Беседы со специалистами - стр. 9
Сокурсницы
В качестве примеров, позволяющих судить о контингенте студентов деффака того времени, расскажу о некоторых моих сокурсницах.
Жанна Дозорец. Эта студентка была одной из лучших, если не сказать больше. Она была вдумчива и малоразговорчива. Относилась к числу примерных, скромных девиц, к коим принадлежала и я. Однако она отличалась от меня тем, что когда говорила, то только по существу, не проявляя щенячьей восторженности, которой я, увы, грешила. В обучении Жанна выходила далеко за рамки институтской программы, но в основном по курсу русского языка, а не литературы, как это делала я. Ее грамотность была безупречной. Жанна никогда, буквально никогда не допускала при письме ошибок. Грамматическое чутье ее было на высшем уровне. Удивительно, что чисто еврейская девочка владела русским языком и чувствовала его лучше русских. Сейчас я думаю, что в том случае, если врожденное языковое чутье имеется, то оно относится ко всем языкам и реализуется в том из них, которое более стимулируется языковой средой. Иначе откуда же взялись Чингиз Айтматов, Фазиль Искандер, Окуджава, Белла Ахмадулина и Пушкин, наконец? Так вот, Жанна Дозорец была прирожденным филологом. Не знаю, как она оказалась на деффаке, наверное, тоже по какому-то непредвиденному стечению обстоятельств, но вполне естественно, что стала профессором-языковедом, зав. кафедрой русского языка.
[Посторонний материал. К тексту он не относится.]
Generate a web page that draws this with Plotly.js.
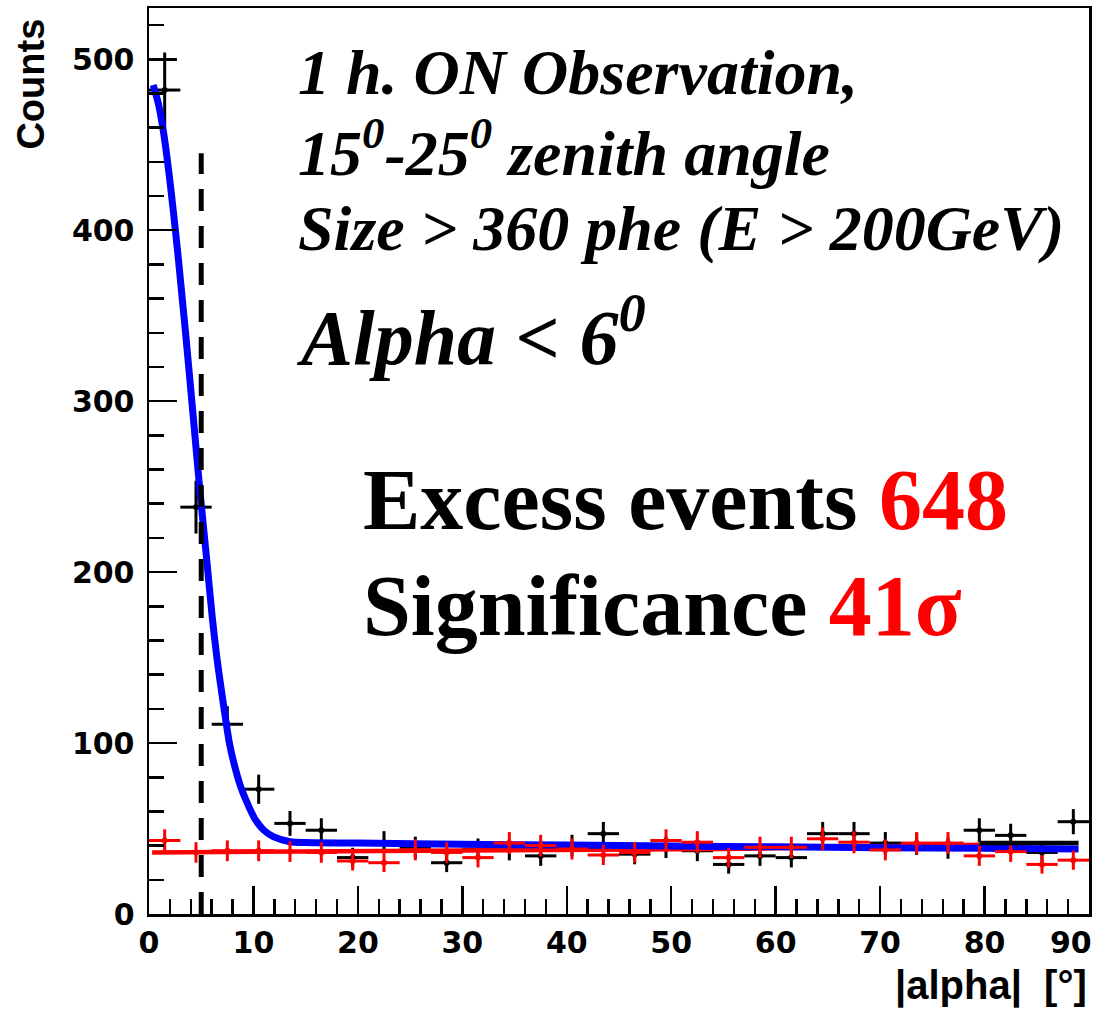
<!DOCTYPE html>
<html>
<head>
<meta charset="utf-8">
<script src="https://cdn.plot.ly/plotly-3.0.1.min.js"></script>
<style>
  html, body { margin: 0; padding: 0; background: #fff; }
  #plot { width: 1106px; height: 1012px; }
</style>
</head>
<body>
<div id="plot"></div>
<script>
// |alpha| histogram bins, 3 degrees wide
const binCenters = [1.5, 4.5, 7.5, 10.5, 13.5, 16.5, 19.5, 22.5, 25.5, 28.5,
                    31.5, 34.5, 37.5, 40.5, 43.5, 46.5, 49.5, 52.5, 55.5, 58.5,
                    61.5, 64.5, 67.5, 70.5, 73.5, 76.5, 79.5, 82.5, 85.5, 88.5];
const binHalfWidth = 1.5;

// ON source counts (black)
const onCounts = [482, 238, 111, 73, 53, 49, 33, 42, 39, 30,
                  38, 37.5, 34, 40, 47, 35, 39, 37, 29, 34,
                  33, 47, 47, 41.5, 41, 38.5, 49, 46, 36, 54];

// OFF / background counts (red)
const offCounts = [43, 36, 37, 37, 36.5, 36, 31, 30, 37.5, 36,
                   33, 41.5, 40, 38, 34.5, 36, 43, 42, 33, 39,
                   39, 44, 42, 37.5, 41.5, 41.5, 34, 36.5, 29, 31.5];

// fit to the ON distribution (blue)
const onFitX = [0.4, 0.9, 1.4, 1.9, 2.35, 2.8, 3.15, 3.5, 4.1, 4.5, 4.9, 5.5, 6.05, 6.5,
                7.0, 7.7, 8.1, 8.75, 9.4, 10.2, 11.0, 11.9, 13.5, 15, 20, 30, 40, 50,
                60, 70, 80, 89];
const onFitY = [485, 474, 457, 434, 410, 384, 362, 340, 300, 273, 246, 209, 174, 150,
                128, 100, 89, 75, 65, 55, 49, 45.3, 42.3, 41.8, 41.5, 40.8, 40.3, 39.8,
                39.3, 38.8, 38.4, 38];

// fit to the OFF distribution (red)
const offFitX = [0.3, 15, 30, 45, 55, 65, 72, 79.5];
const offFitY = [36, 36.5, 37, 37.5, 38, 39, 40, 40.5];

// ON background level in the tail (black)
const onTailX = [79.5, 89];
const onTailY = [41.5, 41.5];

// signal cut
const alphaCut = 5;
const cutLineTop = 445;

// axis ticks (the label at the right edge is drawn separately so it stays inside the page)
const xTickVals = [0, 10, 20, 30, 40, 50, 60, 70, 80, 90];
const xTickText = ['0', '10', '20', '30', '40', '50', '60', '70', '80', ''];
const xEdgeLabel = '90';
const yTickVals = [0, 100, 200, 300, 400, 500];
const yTickText = ['0', '100', '200', '300', '400', '500'];

// statistics quoted on the plot
const excessEvents = 648;
const significance = 41;

const serifBI = {family: 'Liberation Serif, Times New Roman, serif', weight: 'bold', style: 'italic', color: '#000'};
const serifB = {family: 'Liberation Serif, Times New Roman, serif', weight: 'bold', color: '#000'};
const sansB = {family: 'Liberation Sans, Arial, sans-serif', weight: 'bold', color: '#000'};
const tickFont = {family: 'DejaVu Sans, Arial, sans-serif', weight: 'bold', size: 30, color: '#000'};

const traces = [
  {
    x: binCenters, y: onCounts, type: 'scatter', mode: 'markers',
    marker: {size: 0, color: '#000'},
    error_y: {type: 'sqrt', color: '#000', thickness: 3, width: 0},
    error_x: {type: 'constant', value: binHalfWidth, color: '#000', thickness: 3, width: 0},
    hoverinfo: 'skip'
  },
  {
    x: offFitX, y: offFitY, type: 'scatter', mode: 'lines',
    line: {color: '#ff0000', width: 4.5}, hoverinfo: 'skip'
  },
  {
    x: onFitX, y: onFitY, type: 'scatter', mode: 'lines',
    line: {color: '#0000ff', width: 7, shape: 'spline', smoothing: 0.8}, hoverinfo: 'skip'
  },
  {
    x: binCenters, y: offCounts, type: 'scatter', mode: 'markers',
    marker: {size: 0, color: '#ff0000'},
    error_y: {type: 'sqrt', color: '#ff0000', thickness: 3, width: 0},
    error_x: {type: 'constant', value: binHalfWidth, color: '#ff0000', thickness: 3, width: 0},
    hoverinfo: 'skip'
  },
  {
    x: onTailX, y: onTailY, type: 'scatter', mode: 'lines',
    line: {color: '#000', width: 4.5}, hoverinfo: 'skip'
  },
  {
    x: [alphaCut, alphaCut], y: [0, cutLineTop], type: 'scatter', mode: 'lines',
    line: {color: '#000', width: 5, dash: '22px,15px'}, hoverinfo: 'skip'
  }
];

const layout = {
  width: 1106, height: 1012, autosize: false,
  margin: {l: 149, r: 17, t: 8, b: 98},
  paper_bgcolor: '#fff', plot_bgcolor: '#fff',
  showlegend: false,
  xaxis: {
    range: [0, 90], tickmode: 'array', tickvals: xTickVals, ticktext: xTickText,
    showgrid: false, zeroline: false,
    showline: true, mirror: true, linecolor: '#000', linewidth: 2.5,
    ticks: 'inside', ticklen: 28, tickwidth: 2.5, tickcolor: '#000',
    minor: {dtick: 2, tick0: 0, ticks: 'inside', ticklen: 15, tickwidth: 2.5, tickcolor: '#000', showgrid: false},
    tickfont: tickFont, ticklabelstandoff: 0
  },
  yaxis: {
    range: [0, 530], tickmode: 'array', tickvals: yTickVals, ticktext: yTickText,
    showgrid: false, zeroline: false,
    showline: true, mirror: true, linecolor: '#000', linewidth: 2.5,
    ticks: 'inside', ticklen: 28, tickwidth: 2.5, tickcolor: '#000',
    minor: {dtick: 20, tick0: 0, ticks: 'inside', ticklen: 15, tickwidth: 2.5, tickcolor: '#000', showgrid: false},
    tickfont: tickFont, ticklabelstandoff: 6
  },
  annotations: [
    {xref: 'x', yref: 'paper', x: xTickVals[xTickVals.length - 1], y: 0, xanchor: 'right', yanchor: 'top',
     xshift: 5, yshift: -9, showarrow: false, text: xEdgeLabel, font: tickFont},
    {xref: 'x', yref: 'y', x: 14.1, y: 492, xanchor: 'left', yanchor: 'middle', showarrow: false,
     text: '1 h. ON Observation,', font: Object.assign({size: 64}, serifBI)},
    {xref: 'x', yref: 'y', x: 14.1, y: 448, xanchor: 'left', yanchor: 'middle', showarrow: false,
     text: '15<sup>0</sup>-25<sup>0</sup> zenith angle', font: Object.assign({size: 64}, serifBI)},
    {xref: 'x', yref: 'y', x: 14.1, y: 401, xanchor: 'left', yanchor: 'middle', showarrow: false,
     text: 'Size &gt; 360 phe (E &gt; 200GeV)', font: Object.assign({size: 64}, serifBI)},
    {xref: 'x', yref: 'y', x: 13.9, y: 341, xanchor: 'left', yanchor: 'middle', showarrow: false,
     text: 'Alpha &lt; 6<sup>0</sup>', font: Object.assign({size: 78}, serifBI)},
    {xref: 'x', yref: 'y', x: 20.3, y: 242, xanchor: 'left', yanchor: 'middle', showarrow: false,
     text: 'Excess events <span style="color:#ff0000">' + excessEvents + '</span>', font: Object.assign({size: 86}, serifB)},
    {xref: 'x', yref: 'y', x: 20.3, y: 180, xanchor: 'left', yanchor: 'middle', showarrow: false,
     text: 'Significance <span style="color:#ff0000">' + significance + 'σ</span>', font: Object.assign({size: 86}, serifB)},
    {xref: 'paper', yref: 'paper', x: -0.125, y: 0.916, xanchor: 'center', yanchor: 'middle', showarrow: false,
     textangle: -90, text: 'Counts', font: Object.assign({size: 38}, sansB)},
    {xref: 'paper', yref: 'paper', x: 1.0, y: -0.079, xanchor: 'right', yanchor: 'middle', showarrow: false,
     text: '|alpha|\u00a0\u00a0[°]', font: Object.assign({size: 40}, sansB)}
  ]
};

Plotly.newPlot('plot', traces, layout, {staticPlot: true, displayModeBar: false});
</script>
</body>
</html>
Оживленной и хихикающей я видела Жанну лишь однажды, когда мы в дождь бежали по лужам на занятия в институт. Дорожка, ведущая к подъезду, вся была в жидкой грязи и сразу же возникала мысль, что обувь от нее не уберечь. Однако Жанна была другого мнения. Она спросила меня: «А ты можешь пробежаться и не запачкать туфли?». «Как это? – отозвалась я, – тут ведь сплошная грязь». «А вот так», – парировала Жанна и с неожиданной легкостью и грациозностью стала то подпрыгивая, то скользя ставить ноги на те места, которые были каким-то чудом свободны от грязи. В результате – ее обувь осталась чистой. Я так не сумела.
Люся Юдина. Рыжеволосая любительница читать книги, которые она глотала одну за другой, Люся была смешлива и обворожительна. Училась хорошо, но без заморачиваний насчет вечных философских истин. Сблизились мы с ней не в институте, а на целине. Ее жизнелюбие, смешливость и легкость в принятии жизненных коллизий в тех условиях были неоценимы.
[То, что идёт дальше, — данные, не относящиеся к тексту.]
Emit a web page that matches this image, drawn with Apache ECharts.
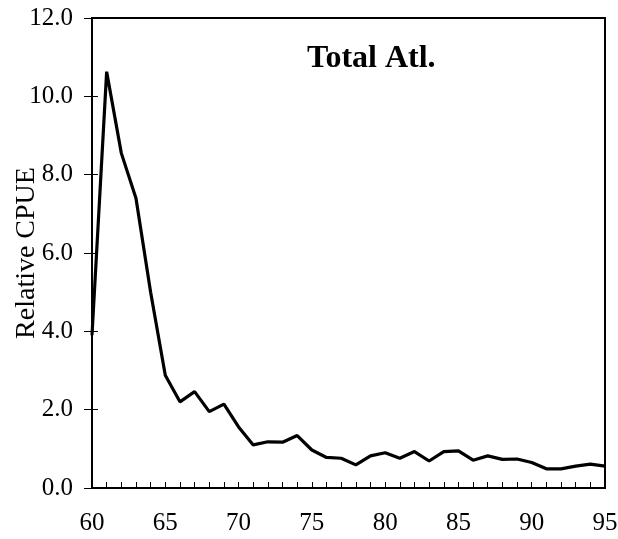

Позже, работая в больнице водников по окончании института, я познакомила ее со своим сотрудником, педиатром Гариком Кантором. Он не был записным красавцем, но обладал каким-то непонятным обаянием, наверное, обаянием ума утонченного мужчины с привкусом едва уловимой женственности. Как врачу, ему не было равных. Прекрасный диагност и лечебник, он жаловался, однако, на то, что ему приходится всем заболевшим детям выписывать антибиотики, даже если у них обыкновенная простуда (ОРЗ). Таково было в то время распоряжение Министерства Здравоохранения. Ребенок принял антибиотик и через 3 дня здоров. Маме можно закрывать больничный. Выгодно. То, что дитя через неделю опять заболеет, не учитывалось. «Своему ребенку, – признавался Гарик, – я антибиотика не дал ни разу». В этого самого Гарика я была тайно влюблена, но ему понравилась Люся. Я ревновала, огорчалась, но виду не подавала. Так он, как, впрочем, и Люся, ни о чем не узнал. Оно и к лучшему, Гарик, при всей его притягательности, был женат. По этой причине на его ухаживания не ответила и Люся. Она вышла замуж за замечательного парня – армянина Роберта (существенно моложе ее), с которым счастливо прожила всю жизнь, вопреки всеобщим предсказаниям, что он молодой и обязательно ее бросит. Всю жизнь Люся проработала школьным логопедом, всегда на самом хорошем счету и в стенах школы и вне нее. Разумность, грамотность, добросовестность – «тройка», на которой Люся ехала по профессии.